Compellent uses a combination of hardware controllers and software to monitor, track and move metadata, while EMC uses custom software called FAST, for Fully Automated Storage Tiering. HDS has its own method called paging, where it divides its storage system like a paging system in a mainframe memory system.
Hu Yoshida, vice president and CTO of HDS, suggested that moving pages instead of whole volumes is what made dynamic tiering possible. “Prior to dynamic tiering you had to move the whole volume. Not all the data on the volume needed that type of performance. So by dividing this into pages, the fastest volume gets only hot pages,” he said.
With hybrid systems instead of all-hard disk striping, Yoshida estimates companies can reduce the amount of drives they need by almost two-thirds with just a little SSD in the tier one level. He estimates power and space savings of about 40 percent.

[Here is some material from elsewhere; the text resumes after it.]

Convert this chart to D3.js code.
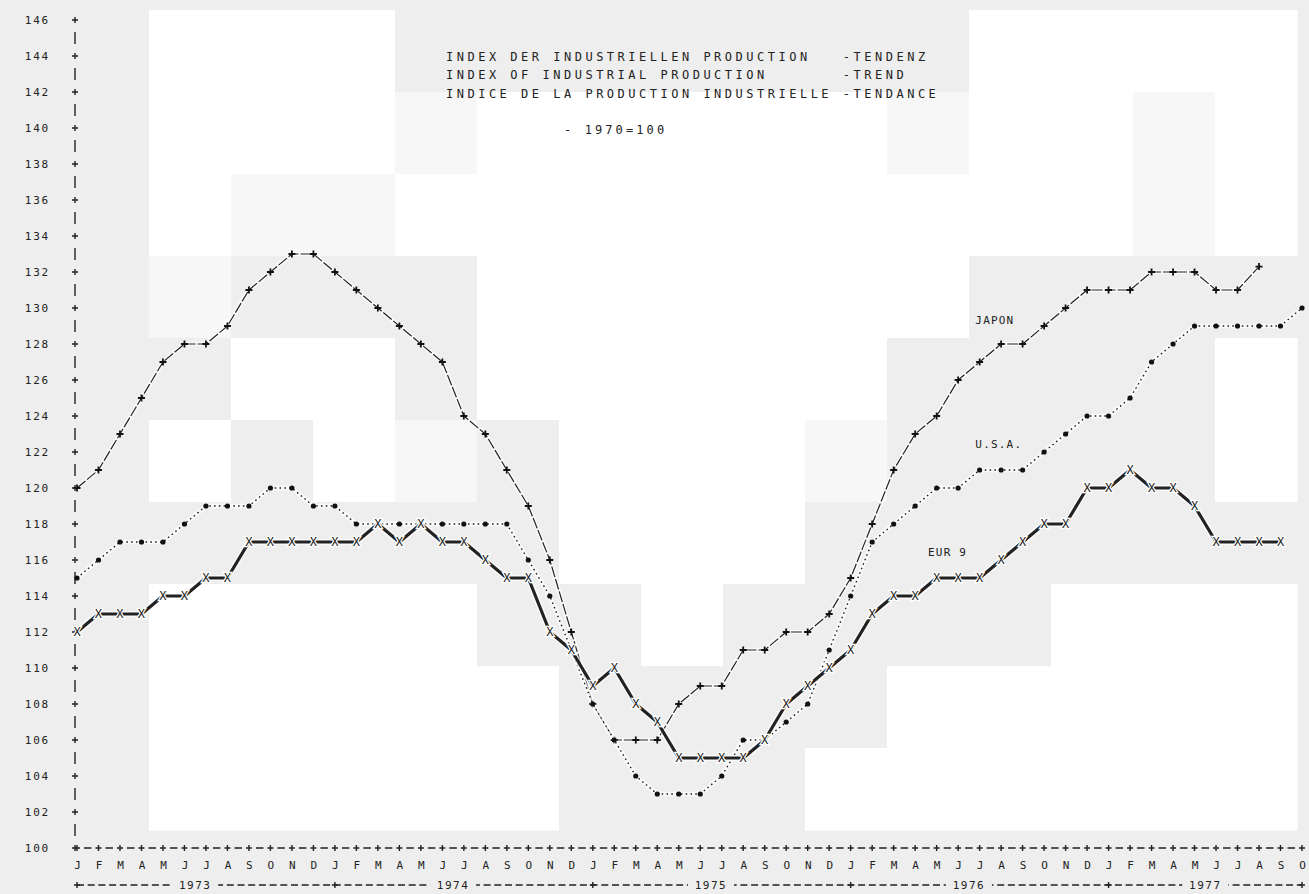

The ROI is notable because performance gains come by trading a few SSD drives for a lot of 15k RPM drives. EMC said that when you combine SSD with big capacity disks, the overall system load is reduced, both in use and dramatically reduced space, because you use fewer hard drives. For one customer, Herzog relates the story of one customer who needed 70 hard drives instead of 200; the rest was done in SSDs.
Yoshida said he would like to see the apps provide a little help in the future: “What we do in storage is based upon past activity and anticipate heightened activity and adjust for it.”
He added: “What we want to do is look forward. To do that I need help from the apps. Apps can tell me what they are intending to do and I can pre-stage things to get the highest performance.”